======== STORED DATA
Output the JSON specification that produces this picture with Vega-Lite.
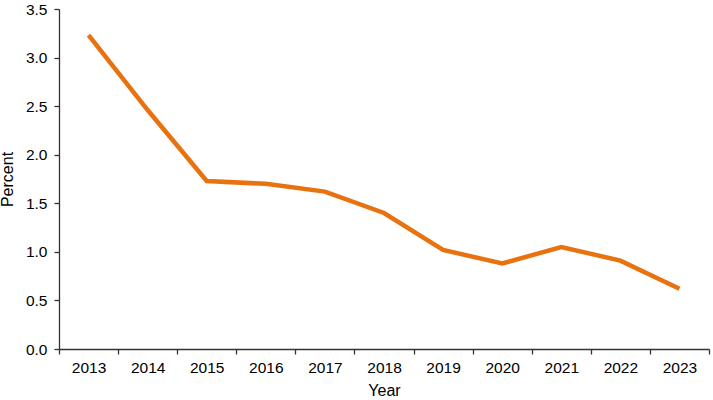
{
  "$schema": "https://vega.github.io/schema/vega-lite/v6.json",
  "width": 650,
  "height": 340,
  "autosize": "none",
  "padding": {"left": 59, "top": 9, "right": 4, "bottom": 51},
  "config": {
    "view": {"stroke": null}
  },
  "data": {"values": [
    {"year": "2013", "value": 3.23},
    {"year": "2014", "value": 2.46},
    {"year": "2015", "value": 1.73},
    {"year": "2016", "value": 1.70},
    {"year": "2017", "value": 1.62},
    {"year": "2018", "value": 1.40},
    {"year": "2019", "value": 1.02},
    {"year": "2020", "value": 0.88},
    {"year": "2021", "value": 1.05},
    {"year": "2022", "value": 0.91},
    {"year": "2023", "value": 0.62}
  ]},
  "mark": {"type": "line", "color": "#E8720E", "strokeWidth": 4.5},
  "encoding": {
    "x": {"field": "year", "type": "ordinal", "bandPosition": 0.5,
      "scale": {"type": "band", "paddingInner": 0, "paddingOuter": 0},
      "axis": {"title": "Year", "labelAngle": 0, "tickBand": "extent", "tickSize": 5, "labelPadding": 6, "titlePadding": 7,
        "grid": false, "domainColor": "#333", "tickColor": "#333", "labelColor": "#000", "titleColor": "#000",
        "labelFont": "Liberation Sans", "titleFont": "Liberation Sans", "labelFontSize": 15.5, "titleFontSize": 16,
        "titleFontWeight": "normal", "domainWidth": 1.3, "tickWidth": 1.3, "labelOverlap": false}},
    "y": {"field": "value", "type": "quantitative",
      "scale": {"domain": [0, 3.5], "nice": false},
      "axis": {"title": "Percent", "format": ".1f", "values": [0, 0.5, 1, 1.5, 2, 2.5, 3, 3.5], "tickSize": 5, "labelPadding": 7, "titlePadding": 10,
        "grid": false, "domainColor": "#333", "tickColor": "#333", "labelColor": "#000", "titleColor": "#000",
        "labelFont": "Liberation Sans", "titleFont": "Liberation Sans", "labelFontSize": 15.5, "titleFontSize": 16,
        "titleFontWeight": "normal", "domainWidth": 1.3, "tickWidth": 1.3, "labelOverlap": false}}
  }
}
================
> [YOUR OBJECTIVE]:
Set down the material above as is, without any pictures.

> [FULL OUTPUT]:
Output the JSON specification that produces this picture with Vega-Lite.
{
  "$schema": "https://vega.github.io/schema/vega-lite/v6.json",
  "width": 650,
  "height": 340,
  "autosize": "none",
  "padding": {"left": 59, "top": 9, "right": 4, "bottom": 51},
  "config": {
    "view": {"stroke": null}
  },
  "data": {"values": [
    {"year": "2013", "value": 3.23},
    {"year": "2014", "value": 2.46},
    {"year": "2015", "value": 1.73},
    {"year": "2016", "value": 1.70},
    {"year": "2017", "value": 1.62},
    {"year": "2018", "value": 1.40},
    {"year": "2019", "value": 1.02},
    {"year": "2020", "value": 0.88},
    {"year": "2021", "value": 1.05},
    {"year": "2022", "value": 0.91},
    {"year": "2023", "value": 0.62}
  ]},
  "mark": {"type": "line", "color": "#E8720E", "strokeWidth": 4.5},
  "encoding": {
    "x": {"field": "year", "type": "ordinal", "bandPosition": 0.5,
      "scale": {"type": "band", "paddingInner": 0, "paddingOuter": 0},
      "axis": {"title": "Year", "labelAngle": 0, "tickBand": "extent", "tickSize": 5, "labelPadding": 6, "titlePadding": 7,
        "grid": false, "domainColor": "#333", "tickColor": "#333", "labelColor": "#000", "titleColor": "#000",
        "labelFont": "Liberation Sans", "titleFont": "Liberation Sans", "labelFontSize": 15.5, "titleFontSize": 16,
        "titleFontWeight": "normal", "domainWidth": 1.3, "tickWidth": 1.3, "labelOverlap": false}},
    "y": {"field": "value", "type": "quantitative",
      "scale": {"domain": [0, 3.5], "nice": false},
      "axis": {"title": "Percent", "format": ".1f", "values": [0, 0.5, 1, 1.5, 2, 2.5, 3, 3.5], "tickSize": 5, "labelPadding": 7, "titlePadding": 10,
        "grid": false, "domainColor": "#333", "tickColor": "#333", "labelColor": "#000", "titleColor": "#000",
        "labelFont": "Liberation Sans", "titleFont": "Liberation Sans", "labelFontSize": 15.5, "titleFontSize": 16,
        "titleFontWeight": "normal", "domainWidth": 1.3, "tickWidth": 1.3, "labelOverlap": false}}
  }
}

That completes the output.